Northforker
North Fork chefs compete with tricky bluefish in ‘Iron Chef’ type contest
by Vera Chinese
Kyle Strong-Romeo, sous chef at the Jedediah Hawkins Inn plates bluefish with peach relish. (Credit: Vera Chinese)
Kyle Strong-Romeo, sous chef at the Jedediah Hawkins Inn, plates bluefish with peach relish at the “Seafood Throwdown” at Grown on Long Island Day at the Suffolk County Farm in Yaphank. (Credit: Vera Chinese)
How do you take the musty-smelling, sharp-toothed bluefish and make it palatable for the masses?
It helps if you have a quartet of talented North Fork chefs on hand and a whole lot of olive oil for poaching.
Bluefish and tomatoes were the necessary ingredients in an “Iron Chef” type competition at Grown on Long Island Day at the Suffolk County Farm in Yaphank on Friday, Aug. 8. Chefs Kyle Strong-Romeo of the Jedediah Hawkins Inn and Amanda Falcone, a pastry chef at the North Fork Table & Inn, battled chef Steve Amaral of the North Fork Chocolate Co. and his sous chef Rene Oliva for bragging rights.
The chefs were given the two ingredients and money to buy fresh, local produce from the event’s farmers market for the “Seafood Throwdown,” sponsored by New York Sea Grant. The annual competition at the Long Island Farm Bureau-sponsored fair raises awareness of cooking with local seafood.
“No one eats it,” Amaral said of bluefish. “This is bait.”
But judging from the line a people waiting to sample Amaral’s seared and poached bluefish served with a white wine wine, roasted corn and tomato broth, he was just exaggerating.

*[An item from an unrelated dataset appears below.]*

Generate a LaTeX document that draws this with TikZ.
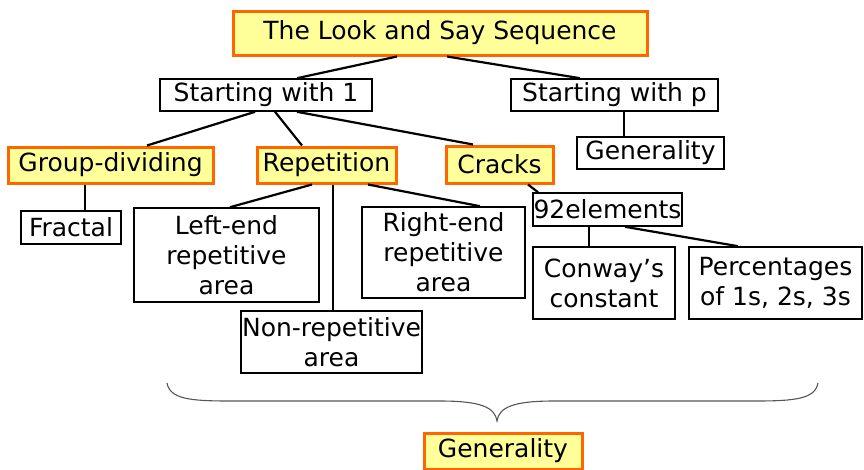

Seared and poached bluefish. (Credit: Vera Chinese)
Skin-on seared bluefish with a yogurt, dill and cumin fingerling potato salad. (Credit: Vera Chinese)
“They worked amazing magic with bluefish,” said Robin Lee Simmen, a community horticulture specialist with Cornell Cooperative Extension, and one of the contest’s three judges. “They were very different presentations, but both were fresh and bright.”
But it was team Strong-Romeo/Falcone that the judges, which included Suffolk County Community College’s culinary arts director Rich Freilich and Edible East End deputy editor Eileen Duffy, selected as the best.
“Bluefish is tough,” said Strong-Romeo, who won over the judges with skin-on seared bluefish served with a yogurt, dill and cumin fingerling potato salad. “It has a distinct flavor and it’s a fish that you need certain ingredients to cook well.”
Bluefish are abundant in New York waters from May through November.